• _Problem to work on_: From the entries below, extract every line that includes the word "this".

• _Exercise material_:
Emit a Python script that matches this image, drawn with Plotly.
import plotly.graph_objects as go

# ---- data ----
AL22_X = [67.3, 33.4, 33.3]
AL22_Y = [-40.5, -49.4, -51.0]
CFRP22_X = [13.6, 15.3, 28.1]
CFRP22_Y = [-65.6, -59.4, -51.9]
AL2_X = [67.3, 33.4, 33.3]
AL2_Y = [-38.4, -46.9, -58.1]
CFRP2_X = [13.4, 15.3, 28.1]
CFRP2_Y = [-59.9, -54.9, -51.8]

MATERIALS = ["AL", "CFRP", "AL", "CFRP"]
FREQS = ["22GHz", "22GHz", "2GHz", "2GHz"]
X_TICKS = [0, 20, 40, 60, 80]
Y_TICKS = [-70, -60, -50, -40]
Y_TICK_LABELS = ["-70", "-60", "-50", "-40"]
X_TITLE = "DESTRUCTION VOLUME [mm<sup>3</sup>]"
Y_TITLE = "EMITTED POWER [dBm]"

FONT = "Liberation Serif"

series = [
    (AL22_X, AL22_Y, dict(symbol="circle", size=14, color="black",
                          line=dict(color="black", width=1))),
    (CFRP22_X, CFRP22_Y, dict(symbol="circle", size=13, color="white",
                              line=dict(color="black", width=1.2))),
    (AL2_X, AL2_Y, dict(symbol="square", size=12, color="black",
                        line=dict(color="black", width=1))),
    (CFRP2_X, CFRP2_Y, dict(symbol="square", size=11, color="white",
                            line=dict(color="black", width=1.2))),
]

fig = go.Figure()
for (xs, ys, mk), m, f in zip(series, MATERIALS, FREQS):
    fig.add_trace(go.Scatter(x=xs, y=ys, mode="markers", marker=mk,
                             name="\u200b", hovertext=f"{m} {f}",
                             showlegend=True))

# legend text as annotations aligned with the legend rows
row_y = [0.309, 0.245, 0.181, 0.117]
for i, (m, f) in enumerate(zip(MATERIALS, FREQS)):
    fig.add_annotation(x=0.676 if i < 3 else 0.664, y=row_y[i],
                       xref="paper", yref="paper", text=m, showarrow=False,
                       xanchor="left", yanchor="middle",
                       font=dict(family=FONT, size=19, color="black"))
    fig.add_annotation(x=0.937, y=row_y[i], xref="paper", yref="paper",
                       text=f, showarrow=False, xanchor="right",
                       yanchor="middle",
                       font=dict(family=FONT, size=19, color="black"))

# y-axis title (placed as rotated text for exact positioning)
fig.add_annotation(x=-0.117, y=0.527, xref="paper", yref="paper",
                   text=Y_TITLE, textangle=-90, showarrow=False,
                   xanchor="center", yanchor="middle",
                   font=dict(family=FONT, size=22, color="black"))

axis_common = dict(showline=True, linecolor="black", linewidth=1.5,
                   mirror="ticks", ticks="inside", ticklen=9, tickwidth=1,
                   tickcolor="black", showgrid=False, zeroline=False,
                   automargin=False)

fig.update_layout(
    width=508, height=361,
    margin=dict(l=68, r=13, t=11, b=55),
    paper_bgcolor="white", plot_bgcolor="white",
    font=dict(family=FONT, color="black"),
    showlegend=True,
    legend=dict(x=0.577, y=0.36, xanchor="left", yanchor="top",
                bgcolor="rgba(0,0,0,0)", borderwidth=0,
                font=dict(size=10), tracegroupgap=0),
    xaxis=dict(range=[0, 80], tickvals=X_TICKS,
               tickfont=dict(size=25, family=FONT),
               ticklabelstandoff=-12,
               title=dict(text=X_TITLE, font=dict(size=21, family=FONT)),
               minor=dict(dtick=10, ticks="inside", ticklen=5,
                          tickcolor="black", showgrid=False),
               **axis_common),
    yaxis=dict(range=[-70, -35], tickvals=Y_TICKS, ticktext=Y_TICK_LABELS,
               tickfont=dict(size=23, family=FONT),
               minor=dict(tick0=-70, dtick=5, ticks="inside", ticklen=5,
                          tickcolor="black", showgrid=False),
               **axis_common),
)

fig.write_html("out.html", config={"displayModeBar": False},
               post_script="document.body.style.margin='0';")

* * *

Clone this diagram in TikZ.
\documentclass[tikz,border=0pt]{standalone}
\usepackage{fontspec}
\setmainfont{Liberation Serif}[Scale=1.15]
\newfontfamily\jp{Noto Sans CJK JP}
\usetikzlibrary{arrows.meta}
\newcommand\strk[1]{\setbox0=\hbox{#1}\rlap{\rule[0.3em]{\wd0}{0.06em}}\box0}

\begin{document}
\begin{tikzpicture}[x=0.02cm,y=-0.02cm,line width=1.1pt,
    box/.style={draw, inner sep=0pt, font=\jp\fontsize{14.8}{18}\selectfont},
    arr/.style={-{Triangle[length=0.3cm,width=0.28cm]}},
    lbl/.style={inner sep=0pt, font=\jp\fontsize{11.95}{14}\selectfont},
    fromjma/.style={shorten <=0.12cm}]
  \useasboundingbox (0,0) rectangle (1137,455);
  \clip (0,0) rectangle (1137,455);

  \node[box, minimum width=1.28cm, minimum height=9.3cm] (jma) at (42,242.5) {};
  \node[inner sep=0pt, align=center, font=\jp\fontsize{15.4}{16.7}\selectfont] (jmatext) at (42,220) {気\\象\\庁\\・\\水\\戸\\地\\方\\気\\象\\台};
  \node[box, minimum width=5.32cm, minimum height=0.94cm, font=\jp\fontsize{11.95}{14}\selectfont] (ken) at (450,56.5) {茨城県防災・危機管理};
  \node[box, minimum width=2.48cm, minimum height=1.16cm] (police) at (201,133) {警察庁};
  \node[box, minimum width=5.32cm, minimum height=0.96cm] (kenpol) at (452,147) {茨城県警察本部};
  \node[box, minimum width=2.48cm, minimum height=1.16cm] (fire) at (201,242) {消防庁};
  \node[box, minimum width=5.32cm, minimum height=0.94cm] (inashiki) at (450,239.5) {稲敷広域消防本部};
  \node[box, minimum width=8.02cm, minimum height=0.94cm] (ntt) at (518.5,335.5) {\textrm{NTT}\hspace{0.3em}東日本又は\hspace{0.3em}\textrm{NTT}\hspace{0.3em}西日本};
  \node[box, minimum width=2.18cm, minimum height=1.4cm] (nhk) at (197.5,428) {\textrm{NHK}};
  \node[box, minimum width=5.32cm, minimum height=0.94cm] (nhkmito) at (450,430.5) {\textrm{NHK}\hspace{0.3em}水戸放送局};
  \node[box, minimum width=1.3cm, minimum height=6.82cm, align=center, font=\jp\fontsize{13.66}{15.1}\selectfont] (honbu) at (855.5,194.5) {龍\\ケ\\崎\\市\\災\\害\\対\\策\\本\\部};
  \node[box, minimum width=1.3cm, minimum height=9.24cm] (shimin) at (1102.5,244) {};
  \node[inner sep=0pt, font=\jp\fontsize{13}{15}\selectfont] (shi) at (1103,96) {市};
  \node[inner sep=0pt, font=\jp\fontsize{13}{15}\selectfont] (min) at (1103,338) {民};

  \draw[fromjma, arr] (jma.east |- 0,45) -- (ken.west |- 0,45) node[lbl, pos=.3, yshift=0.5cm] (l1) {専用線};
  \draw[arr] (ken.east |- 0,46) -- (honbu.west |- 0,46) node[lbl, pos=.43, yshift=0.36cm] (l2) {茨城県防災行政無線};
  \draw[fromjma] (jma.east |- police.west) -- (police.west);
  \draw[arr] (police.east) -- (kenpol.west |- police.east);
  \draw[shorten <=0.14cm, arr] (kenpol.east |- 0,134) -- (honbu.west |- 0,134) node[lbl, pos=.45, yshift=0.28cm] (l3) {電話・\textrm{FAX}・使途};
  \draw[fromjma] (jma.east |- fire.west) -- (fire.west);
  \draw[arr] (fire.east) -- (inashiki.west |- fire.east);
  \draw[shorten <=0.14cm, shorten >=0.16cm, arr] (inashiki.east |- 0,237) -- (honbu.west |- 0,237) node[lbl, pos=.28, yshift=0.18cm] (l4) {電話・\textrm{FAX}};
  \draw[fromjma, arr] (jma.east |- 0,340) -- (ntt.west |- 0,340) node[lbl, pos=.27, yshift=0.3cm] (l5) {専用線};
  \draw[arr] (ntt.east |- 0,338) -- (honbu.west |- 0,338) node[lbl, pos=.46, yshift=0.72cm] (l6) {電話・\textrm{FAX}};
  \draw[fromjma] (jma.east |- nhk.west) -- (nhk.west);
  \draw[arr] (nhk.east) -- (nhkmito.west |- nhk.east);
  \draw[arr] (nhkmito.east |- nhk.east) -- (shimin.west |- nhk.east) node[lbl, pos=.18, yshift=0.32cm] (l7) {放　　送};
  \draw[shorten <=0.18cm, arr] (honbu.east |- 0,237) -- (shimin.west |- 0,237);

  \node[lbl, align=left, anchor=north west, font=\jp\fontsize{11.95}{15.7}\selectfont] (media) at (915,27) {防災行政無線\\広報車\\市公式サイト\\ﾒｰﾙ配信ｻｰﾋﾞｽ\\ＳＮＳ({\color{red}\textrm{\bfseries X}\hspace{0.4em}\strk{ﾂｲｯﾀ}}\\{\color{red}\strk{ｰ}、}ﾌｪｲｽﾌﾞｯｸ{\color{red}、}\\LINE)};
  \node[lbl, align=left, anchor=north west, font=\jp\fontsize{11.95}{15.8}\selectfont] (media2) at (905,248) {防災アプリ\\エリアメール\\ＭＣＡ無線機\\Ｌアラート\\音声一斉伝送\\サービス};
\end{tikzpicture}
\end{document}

==

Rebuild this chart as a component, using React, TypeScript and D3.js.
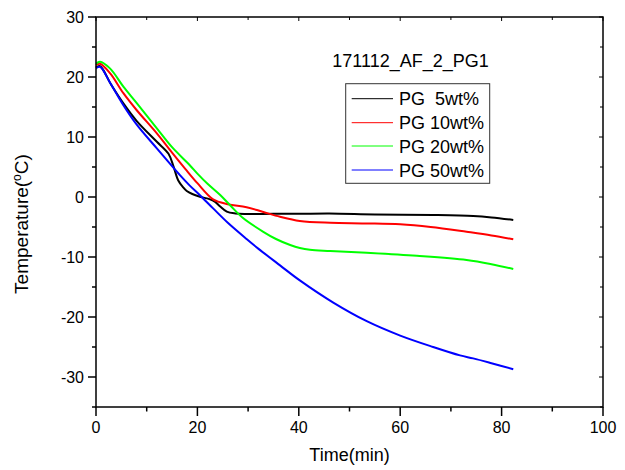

• _Complete answer_:
Emit a Python script that matches this image, drawn with Plotly.
Clone this diagram in TikZ.
Rebuild this chart as a component, using React, TypeScript and D3.js.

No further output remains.